A simple coil-spring beam connects the rear wheels, but Volvo’s engineers have chosen an unorthodox location method: two longitudinal Watts linkages plus a Panhard rod. The Watts system is more usually used as an alternative to a Panhard rod for lateral location of a de Dion tube as on the Alfa 75, but here the low position of the mountings means less intrusion into the boot-space.

And that is a vital feature, given how small the boot is. With the individual rear seat backs raised, there is room for a couple of modest suitcases and some odds and ends, which can be covered by a hook-on plastic blind. Folding the seats helps to a point, but they only lie on top of the squab, leaving an irregular floor. On the other hand, the backrests can be locked into one of three different angles for rear passenger comfort, and there are armrests and pockets in the side panels and in the centre — this is defintely not a five-seater.
Leg and headroom are just about adult-level, putting the 480 ES right on the borderline between a 2+2 and a full four-seater. A spacesaver spare tyre is squeezed in more-or-less vertically below the small all-glass rear hatch, so that it can be extracted without disturbing everything.

Volvo has long had a reputation for excellent seating comfort, and this small version seems to come up to the mark, including lumbar adjustment up front. A deeply recessed instrument panel carries a large speedometer, smaller rev-counter and the Electronic Information Centre, which is a much more practical device than its grand title might suggest.

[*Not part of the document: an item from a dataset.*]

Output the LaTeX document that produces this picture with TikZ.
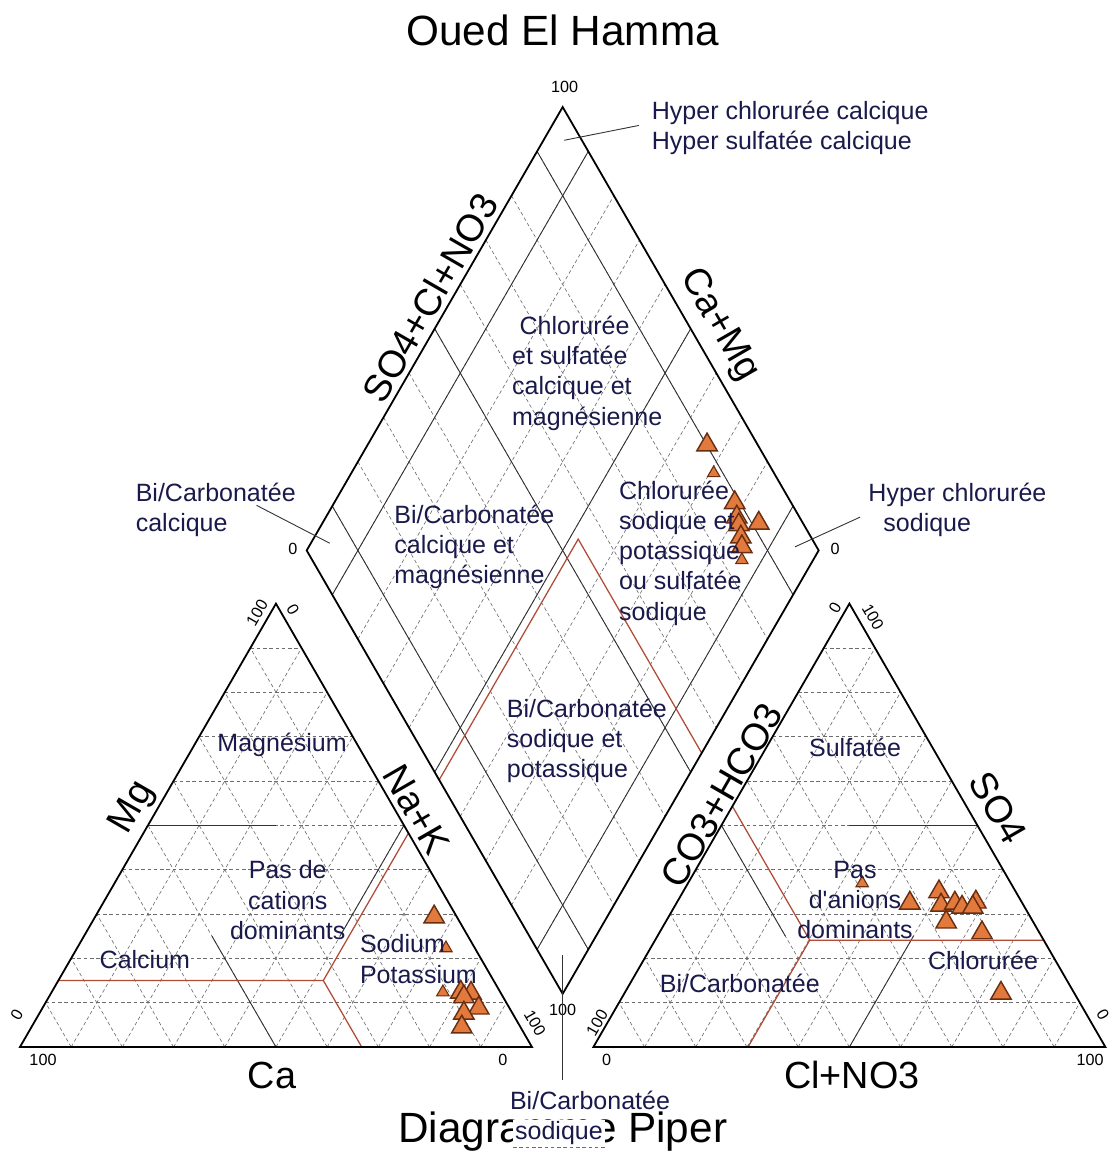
\documentclass[tikz,border=0pt]{standalone}
\usepackage{fontspec}
\setmainfont{Liberation Sans}
\usepackage{tikz}
\usetikzlibrary{calc,shapes}
\definecolor{navy}{RGB}{25,25,75}
\definecolor{ptfill}{RGB}{226,122,62}
\definecolor{ptdraw}{RGB}{105,45,15}
\definecolor{redline}{RGB}{175,75,55}
\tikzstyle{rim}=[black, line width=1pt, line join=miter]
\tikzstyle{gridline}=[gray!85!black, line width=0.35pt, dash pattern=on 2pt off 1.5pt]
\tikzstyle{bound}=[gray!40!black, line width=0.5pt]
\tikzstyle{field}=[redline, line width=0.7pt]
\tikzstyle{leader}=[gray!40!black, line width=0.5pt]
\tikzstyle{zone}=[text=navy, font=\fontsize{13.9}{16.8}\selectfont, inner sep=1pt]
\tikzstyle{axlbl}=[font=\fontsize{21}{21}\selectfont, inner sep=1pt]
\tikzstyle{ticklbl}=[font=\fontsize{9}{9}\selectfont, inner sep=0pt]
\tikzstyle{sample}=[regular polygon, regular polygon sides=3, draw=ptdraw, fill=ptfill,% orange markers
line width=0.8pt, minimum size=4.6mm, inner sep=0pt]
\tikzstyle{smallsample}=[sample, minimum size=2.8mm, line width=0.6pt]

\begin{document}
\begin{tikzpicture}
\useasboundingbox (-0.39,-2.07) rectangle (21.39,20.45);
% corners of the three fields
\coordinate (ca) at (0,0);
\coordinate (na) at (10,0);
\coordinate (mg) at (5,8.660);
\coordinate (hco) at (11.2,0);
\coordinate (cl) at (21.2,0);
\coordinate (so) at (16.2,8.660);
\coordinate (db) at (10.6,1.039);
\coordinate (dl) at (5.6,9.699);
\coordinate (dt) at (10.6,18.359);
\coordinate (dr) at (15.6,9.699);

% dashed 10% grid
\foreach \i in {1,...,9}{
  \draw[gridline] ($(ca)!\i/10!(mg)$) -- ($(na)!\i/10!(mg)$);
  \draw[gridline] ($(ca)!\i/10!(na)$) -- ($(mg)!\i/10!(na)$);
  \draw[gridline] ($(ca)!\i/10!(na)$) -- ($(ca)!\i/10!(mg)$);
  \draw[gridline] ($(hco)!\i/10!(so)$) -- ($(cl)!\i/10!(so)$);
  \draw[gridline] ($(hco)!\i/10!(cl)$) -- ($(so)!\i/10!(cl)$);
  \draw[gridline] ($(hco)!\i/10!(cl)$) -- ($(hco)!\i/10!(so)$);
  \draw[gridline] ($(dl)!\i/10!(dt)$) -- ($(db)!\i/10!(dr)$);
  \draw[gridline] ($(db)!\i/10!(dl)$) -- ($(dr)!\i/10!(dt)$);
}

% facies boundaries
\foreach \f in {0.1,0.5,0.9}{
  \draw[bound] ($(dl)!\f!(dt)$) -- ($(db)!\f!(dr)$);
  \draw[bound] ($(db)!\f!(dl)$) -- ($(dr)!\f!(dt)$);
}
\draw[bound] (2.5,4.330) -- (5,4.330);
\draw[bound] (5,0) -- (3.75,2.165);
\draw[bound] (6.25,2.165) -- (7.5,4.330);
\draw[bound] (16.2,4.330) -- (18.7,4.330);
\draw[bound] (16.2,0) -- (17.45,2.165);
\draw[bound] (13.7,4.330) -- (14.95,2.165);

% red lines
\draw[field] (0.75,1.299) -- (5.925,1.299) -- (6.675,0);
\draw[field] (5.925,1.299) -- (7.588,4.178);
\draw[field] (8.188,5.217) -- (10.903,9.920) -- (13.315,5.741);
\draw[field] (13.915,4.702) -- (15.425,2.087) -- (19.995,2.087);
\draw[field] (15.425,2.087) -- (14.22,0);

% outlines
\draw[rim] (ca) -- (na) -- (mg) -- cycle;
\draw[rim] (hco) -- (cl) -- (so) -- cycle;
\draw[rim] (db) -- (dr) -- (dt) -- (dl) -- cycle;

% samples
\foreach \x/\y [count=\k] in {13.42/11.76,13.96/10.63,14.00/10.35,14.43/10.23,14.04/10.20,14.08/9.96,14.10/9.77}
  \node[sample] (dia\k) at (\x,\y) {};
\foreach \x/\y [count=\k] in {13.55/11.21,14.10/9.51}
  \node[smallsample] (dias\k) at (\x,\y) {};
\foreach \x/\y [count=\k] in {8.09/2.54,8.61/1.07,8.81/1.05,8.67/0.98,8.96/0.76,8.67/0.66,8.63/0.39}
  \node[sample] (cat\k) at (\x,\y) {};
\foreach \x/\y [count=\k] in {8.32/1.93,8.26/1.07}
  \node[smallsample] (cats\k) at (\x,\y) {};
\foreach \x/\y [count=\k] in {17.38/2.81,17.95/3.03,17.99/2.77,18.26/2.81,18.40/2.73,18.67/2.83,18.61/2.73,18.09/2.44,18.79/2.23,19.16/1.05}
  \node[sample] (ani\k) at (\x,\y) {};
\node[smallsample] (anis1) at (16.45,3.20) {};

% zone names
\node[zone, anchor=west, align=left] (chlsul) at (9.57,13.16) {\hspace{0.3em}Chlorurée\\et sulfatée\\calcique et\\magnésienne};
\node[zone, anchor=west, align=left] (bicm) at (7.27,9.77) {Bi/Carbonatée\\calcique et\\magnésienne};
\node[zone, anchor=west, align=left] (chlna) at (11.66,9.65) {Chlorurée\\sodique et\\potassique\\ou sulfatée\\sodique};
\node[zone, anchor=west, align=left] (bina) at (9.47,5.98) {Bi/Carbonatée\\sodique et\\potassique};
\node[zone] (magn) at (5.12,5.90) {Magnésium};
\node[zone, align=center] (pascat) at (5.23,2.87) {Pas de\\cations\\dominants};
\node[zone] (calc) at (2.44,1.70) {Calcium};
\node[zone, anchor=west, align=left] (sodpot) at (6.60,1.72) {Sodium\\Potassium};
\node[zone] (sulf) at (16.31,5.86) {Sulfatée};
\node[zone, align=center] (pasan) at (16.31,2.87) {Pas\\d\textquotesingle anions\\dominants};
\node[zone] (bicarb) at (14.06,1.25) {Bi/Carbonatée};
\node[zone] (chlor) at (18.81,1.70) {Chlorurée};

% outside names with leaders
\node[zone, anchor=west, align=left] (hcc) at (12.30,17.95) {Hyper chlorurée calcique\\Hyper sulfatée calcique};
\coordinate (hccpt) at (10.63,17.71);
\coordinate (hccend) at (12.09,18.0);
\draw[leader] (hccpt) -- (hccend);
\node[zone, anchor=west, align=left] (bcc) at (2.22,10.49) {Bi/Carbonatée\\calcique};
\coordinate (bccpt) at (6.05,9.84);
\coordinate (bccend) at (4.62,10.58);
\draw[leader] (bccpt) -- (bccend);
\node[zone, anchor=west, align=left] (hcs) at (16.53,10.49) {Hyper chlorurée\\\hspace{0.6em}sodique};
\coordinate (hcspt) at (15.14,9.77);
\coordinate (hcsend) at (16.41,10.35);
\draw[leader] (hcspt) -- (hcsend);

% axis names
\node[axlbl, rotate=60] (anax) at (8.01,14.63) {SO4+Cl+NO3};
\node[axlbl, rotate=-60] (caax) at (13.65,14.10) {Ca+Mg};
\node[axlbl, rotate=-60] (nkax) at (7.75,4.63) {Na+K};
\node[axlbl, rotate=60] (hcax) at (13.71,4.92) {CO3+HCO3};
\node[axlbl, rotate=60] (mgax) at (2.21,4.67) {Mg};
\node[axlbl] (caxx) at (4.92,-0.55) {Ca};
\node[axlbl, rotate=-60] (soax) at (19.10,4.67) {SO4};
\node[axlbl] (clax) at (16.25,-0.55) {Cl+NO3};

% scale values
\node[ticklbl] (t1) at (10.64,18.75) {100};
\node[ticklbl] (t2) at (5.33,9.73) {0};
\node[ticklbl] (t3) at (15.92,9.73) {0};
\node[ticklbl, rotate=60] (t5) at (4.63,8.48) {100};
\node[ticklbl, rotate=-60] (t6) at (5.33,8.54) {0};
\node[ticklbl, rotate=60] (t7) at (-0.06,0.625) {0};
\node[ticklbl, rotate=-60] (t8) at (10.06,0.47) {100};
\node[ticklbl] (t9) at (0.45,-0.25) {100};
\node[ticklbl] (t10) at (9.43,-0.25) {0};
\node[ticklbl, rotate=60] (t11) at (15.92,8.57) {0};
\node[ticklbl, rotate=-60] (t12) at (16.66,8.40) {100};
\node[ticklbl, rotate=60] (t13) at (11.27,0.47) {100};
\node[ticklbl, rotate=-60] (t14) at (21.15,0.625) {0};
\node[ticklbl] (t15) at (11.46,-0.25) {0};
\node[ticklbl] (t16) at (20.9,-0.25) {100};

% titles
\node[font=\fontsize{23.5}{23.5}\selectfont] (title) at (10.6,19.86) {Oued El Hamma};
\node[font=\fontsize{23.5}{23.5}\selectfont] (piper) at (10.6,-1.66) {Diagramme Piper};

% bottom corner name
\node[ticklbl] (t4) at (10.6,0.72) {100};
\coordinate (bcspt) at (10.6,1.80);
\coordinate (bcsend) at (10.6,-0.64);
\draw[leader] (bcspt) -- (bcsend);
\node[zone, anchor=west] (bcs1) at (9.53,-1.035) {Bi/Carbonatée};
\node[zone, anchor=west, fill=white] (bcs2) at (9.63,-1.68) {sodique};
\draw[gridline] (bcs2.south west) -- (bcs2.south east);
\end{tikzpicture}
\end{document}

It allows the driver to select one of several readings (fuel consumption, average speed, range, plus oil, water and air temperatures) with a simple rotary knob, his choice being shown on a corresponding rotary display, which is automatically over-ridden by any urgent warnings. A neat approach, and possibly the easiest trip-computer to use currently available.

Also near to the driver’s hand is the radio, with a voltmeter and oil pressure gauge below , and a blank space which can only be for the boost gauge of the turbo version, due to make its American debut this summer, but not expected here until 1989. Tiny push-buttons operate the heat/vent system, but the vents are too distant to refresh the driver. Auxiliary switches in the off-side of the binnacle operate fog-lamps and heated rear window, with a rotary knob for the lights.

Like all Swedish cars, the 480 has permanent running lights, which gives Volvo and Saab drivers an edge over here while no-one else has them. But the dash panel should not be permanently lit, since that leads the Volvo driver to imagine that he need not bother with headlamps at night; London is already full of ignorant drivers who imagine that side-lights are enough in town. Wrong — side-lights are inadequate and dangerous to drive on even under street lamps. A dimly-lit car (or taxi, cabbies being amongst the worst offenders in this as in so many areas) is harder to see and to judge the speed of, and there are thousands of cyclists and motorcyclists who rely on reflective belts to make them stand out at night.